You don't have to take my word for it -- download the disk images for Fedora or Ubuntu for arm64, amd64, and riscv64 and run the "size" command on your selection of binaries.

riscv64 is consistently the smallest, and arm64 the largest.

I wrote math performance specifically, because that code size is larger and didn't have to be, arguably shouldn't be.
The problem is that, when people say "math", they usually refer to HPC, or sometimes machine learning, or in very rare occasions, symbollic math. They usually don't mean arbitrary-precision math. In fact, I'm not aware of a single serious computation field that must depend on arbitray-precision math. Usually in HPC or ML, if your model overflows, then your model just overflowed.

So for those scenarios, I haven't heard of code-size problem argument against RISC-V.

It may be a performance problem more specifically. More instructions / result = more instruction fetches and cache space used = lower peak performance than there would be otherwise.

Who knows? Maybe an extension addresses this and becomes dominant.

It's just more wordy per result than it could be, and it seems a poor choice given all the other pretty great ones made.

It is physically and logically impossible for any one practical ISA to optimally cover every one of the thousands of highly specialised application areas.

You, apparently, really really care about arbitrary-precision adds.

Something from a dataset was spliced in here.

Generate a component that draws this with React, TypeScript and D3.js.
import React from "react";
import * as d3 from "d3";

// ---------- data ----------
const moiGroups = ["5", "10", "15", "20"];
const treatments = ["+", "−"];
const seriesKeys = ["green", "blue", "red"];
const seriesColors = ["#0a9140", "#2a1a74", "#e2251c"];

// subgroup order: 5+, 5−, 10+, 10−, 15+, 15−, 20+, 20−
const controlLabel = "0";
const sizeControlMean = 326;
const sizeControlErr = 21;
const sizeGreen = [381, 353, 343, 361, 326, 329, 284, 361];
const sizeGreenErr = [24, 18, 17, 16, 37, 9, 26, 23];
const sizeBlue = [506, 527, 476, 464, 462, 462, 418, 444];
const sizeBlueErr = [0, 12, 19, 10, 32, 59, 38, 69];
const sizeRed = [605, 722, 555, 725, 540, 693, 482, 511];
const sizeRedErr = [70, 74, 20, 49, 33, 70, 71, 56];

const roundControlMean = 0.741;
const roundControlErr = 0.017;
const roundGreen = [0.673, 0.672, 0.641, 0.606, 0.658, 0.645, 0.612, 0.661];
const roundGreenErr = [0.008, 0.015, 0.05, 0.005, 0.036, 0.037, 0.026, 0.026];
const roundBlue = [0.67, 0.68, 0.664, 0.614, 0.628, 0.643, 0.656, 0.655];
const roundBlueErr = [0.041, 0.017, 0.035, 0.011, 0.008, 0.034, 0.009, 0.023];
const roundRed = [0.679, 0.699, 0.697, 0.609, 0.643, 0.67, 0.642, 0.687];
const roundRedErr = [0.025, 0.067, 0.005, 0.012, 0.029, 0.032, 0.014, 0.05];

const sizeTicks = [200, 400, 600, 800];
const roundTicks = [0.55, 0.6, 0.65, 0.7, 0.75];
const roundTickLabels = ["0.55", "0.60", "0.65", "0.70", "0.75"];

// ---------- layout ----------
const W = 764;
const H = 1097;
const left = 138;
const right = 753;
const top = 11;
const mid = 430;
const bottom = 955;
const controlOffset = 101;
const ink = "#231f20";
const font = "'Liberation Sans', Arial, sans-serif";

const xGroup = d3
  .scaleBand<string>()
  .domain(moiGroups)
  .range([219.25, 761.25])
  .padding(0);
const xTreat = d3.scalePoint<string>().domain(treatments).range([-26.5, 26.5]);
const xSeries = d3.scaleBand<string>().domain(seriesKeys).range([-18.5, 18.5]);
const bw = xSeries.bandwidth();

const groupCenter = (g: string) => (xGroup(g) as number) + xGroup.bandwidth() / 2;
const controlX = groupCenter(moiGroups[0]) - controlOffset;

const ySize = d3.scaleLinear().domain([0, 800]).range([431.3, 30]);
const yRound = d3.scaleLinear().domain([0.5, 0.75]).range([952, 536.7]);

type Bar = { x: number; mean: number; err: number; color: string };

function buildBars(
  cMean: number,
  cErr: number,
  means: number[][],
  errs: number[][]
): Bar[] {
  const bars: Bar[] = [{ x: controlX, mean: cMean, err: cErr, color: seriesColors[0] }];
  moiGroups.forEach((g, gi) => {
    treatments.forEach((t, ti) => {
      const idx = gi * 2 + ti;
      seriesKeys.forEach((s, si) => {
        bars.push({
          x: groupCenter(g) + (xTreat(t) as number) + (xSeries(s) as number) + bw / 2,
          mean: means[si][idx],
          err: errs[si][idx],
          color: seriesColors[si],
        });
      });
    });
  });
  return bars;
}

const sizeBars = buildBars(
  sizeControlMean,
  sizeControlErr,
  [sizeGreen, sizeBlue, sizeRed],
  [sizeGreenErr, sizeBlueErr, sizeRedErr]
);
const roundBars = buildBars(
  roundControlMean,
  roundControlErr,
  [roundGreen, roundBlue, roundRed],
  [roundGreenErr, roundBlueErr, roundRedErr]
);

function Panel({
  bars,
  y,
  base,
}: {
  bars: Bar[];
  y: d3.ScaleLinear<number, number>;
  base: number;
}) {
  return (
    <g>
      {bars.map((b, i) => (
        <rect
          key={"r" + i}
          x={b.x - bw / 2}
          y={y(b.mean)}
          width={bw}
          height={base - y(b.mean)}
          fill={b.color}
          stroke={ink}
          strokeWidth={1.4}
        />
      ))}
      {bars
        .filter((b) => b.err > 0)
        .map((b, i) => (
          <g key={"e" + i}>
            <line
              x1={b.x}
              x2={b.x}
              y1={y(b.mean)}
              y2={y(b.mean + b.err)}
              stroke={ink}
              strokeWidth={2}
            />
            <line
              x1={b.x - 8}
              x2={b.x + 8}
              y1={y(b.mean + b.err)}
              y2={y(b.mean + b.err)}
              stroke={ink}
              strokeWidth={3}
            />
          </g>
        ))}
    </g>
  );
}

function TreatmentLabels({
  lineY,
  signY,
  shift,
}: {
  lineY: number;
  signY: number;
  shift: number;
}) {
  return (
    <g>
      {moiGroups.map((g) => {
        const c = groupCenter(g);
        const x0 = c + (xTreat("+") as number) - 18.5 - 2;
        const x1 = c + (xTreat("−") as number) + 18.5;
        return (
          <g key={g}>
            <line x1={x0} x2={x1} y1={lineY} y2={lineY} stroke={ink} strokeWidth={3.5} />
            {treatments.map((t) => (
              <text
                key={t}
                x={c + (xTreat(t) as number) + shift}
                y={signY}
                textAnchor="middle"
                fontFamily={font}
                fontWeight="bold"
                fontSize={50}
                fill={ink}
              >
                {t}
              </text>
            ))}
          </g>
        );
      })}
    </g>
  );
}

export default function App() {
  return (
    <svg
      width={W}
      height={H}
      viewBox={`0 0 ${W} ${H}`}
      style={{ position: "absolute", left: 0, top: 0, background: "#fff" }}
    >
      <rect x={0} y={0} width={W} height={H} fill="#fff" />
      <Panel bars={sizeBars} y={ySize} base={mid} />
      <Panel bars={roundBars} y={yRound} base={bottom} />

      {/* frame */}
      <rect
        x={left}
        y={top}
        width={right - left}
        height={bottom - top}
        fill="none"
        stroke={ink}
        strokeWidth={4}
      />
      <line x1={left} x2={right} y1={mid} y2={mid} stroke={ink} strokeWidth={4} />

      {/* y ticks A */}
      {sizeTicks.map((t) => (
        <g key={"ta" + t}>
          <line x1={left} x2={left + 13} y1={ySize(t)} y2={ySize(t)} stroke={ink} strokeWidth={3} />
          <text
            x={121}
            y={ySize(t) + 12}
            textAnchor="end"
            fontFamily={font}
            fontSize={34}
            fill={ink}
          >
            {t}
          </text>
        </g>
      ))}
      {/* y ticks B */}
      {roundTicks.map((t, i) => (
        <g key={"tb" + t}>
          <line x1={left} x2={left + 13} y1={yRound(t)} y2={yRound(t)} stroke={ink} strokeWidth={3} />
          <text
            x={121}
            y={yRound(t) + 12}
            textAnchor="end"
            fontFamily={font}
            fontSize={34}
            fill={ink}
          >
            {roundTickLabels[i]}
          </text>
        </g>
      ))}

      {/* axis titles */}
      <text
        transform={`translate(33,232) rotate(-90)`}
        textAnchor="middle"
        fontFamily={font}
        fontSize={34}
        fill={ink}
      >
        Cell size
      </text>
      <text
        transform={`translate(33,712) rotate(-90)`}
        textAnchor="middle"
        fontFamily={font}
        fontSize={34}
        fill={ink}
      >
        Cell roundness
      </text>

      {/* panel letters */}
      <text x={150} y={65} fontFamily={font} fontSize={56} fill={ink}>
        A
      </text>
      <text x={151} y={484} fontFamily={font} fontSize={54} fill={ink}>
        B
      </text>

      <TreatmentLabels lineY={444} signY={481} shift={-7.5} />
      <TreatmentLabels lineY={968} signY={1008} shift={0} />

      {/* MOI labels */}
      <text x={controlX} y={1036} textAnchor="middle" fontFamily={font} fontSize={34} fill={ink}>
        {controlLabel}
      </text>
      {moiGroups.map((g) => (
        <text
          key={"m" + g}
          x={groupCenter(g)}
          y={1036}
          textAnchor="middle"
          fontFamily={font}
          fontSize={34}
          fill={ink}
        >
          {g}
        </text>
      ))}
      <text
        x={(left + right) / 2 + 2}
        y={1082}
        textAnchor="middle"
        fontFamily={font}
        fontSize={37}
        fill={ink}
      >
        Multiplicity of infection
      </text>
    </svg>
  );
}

RISC-V is a general purpose ISA. It can do any computing task, just perhaps not optimally.

How non-optimal is it for arbitrary-precision adds? Or, more importantly, for the overall application that is a part of. No one who has raised this as a concern has shown any actual numbers. In fact they don't even show the actual loop doing the arbitrary-precision add, with loop control instructions, loads and stores. All they show is that a single "add-with-carry" instruction in some other ISAs translates to several instructions in RISC-V.

The problem, if any, in your application area can be solved by adding a single custom instruction to the ISA.

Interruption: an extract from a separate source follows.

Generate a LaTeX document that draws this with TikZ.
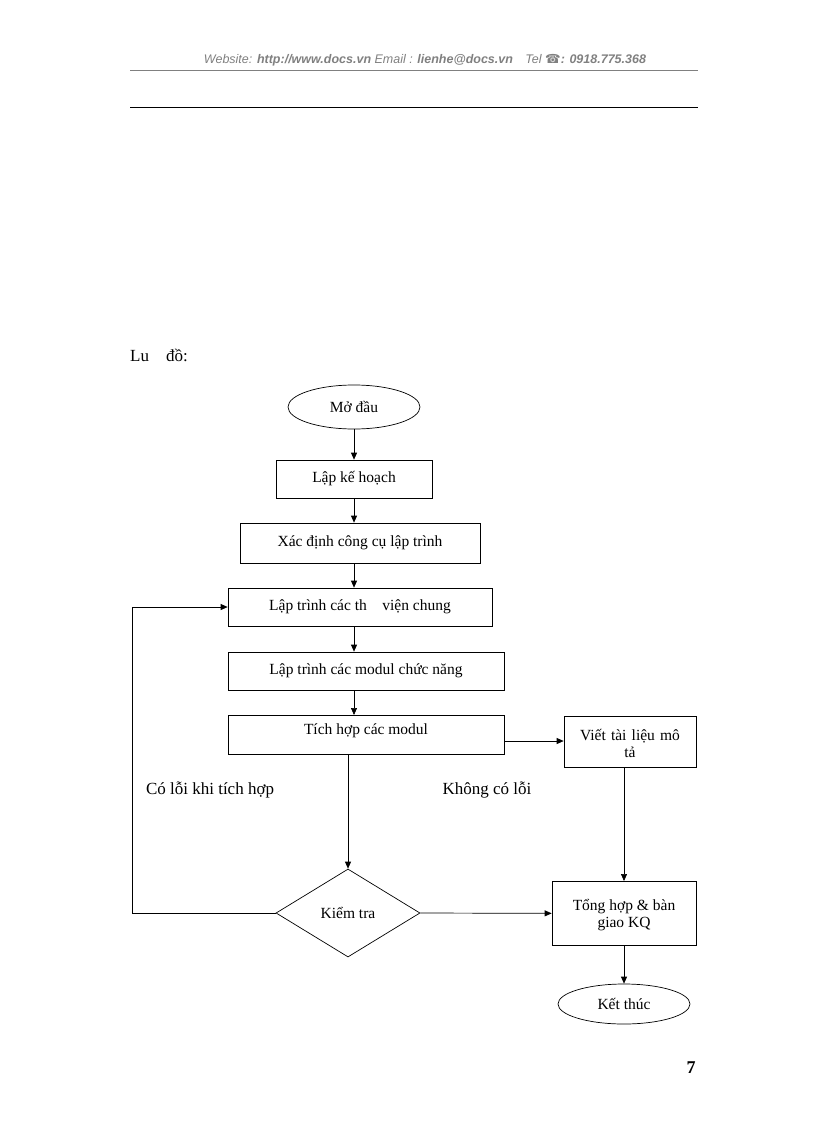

That doesn't sound like something fundamentally wrong with the ISA. Especially when that ISA is designed from the start to be extensible by users via adding custom instructions.

We will see. I think flags in general have enough advantages that the chip really should have them.

And it's not just an arbitrary Precision. There's a variety of constructs that will be longer.

And hey, it's not like I'm anti. We'll see where it all goes, and if it really does shake out like the proponents say, this will just be an academic matter.

I would rather some really good instructions be part of the base set just so they have broad coverage. The whole just add a rando instruction idea doesn't appeal to me at all.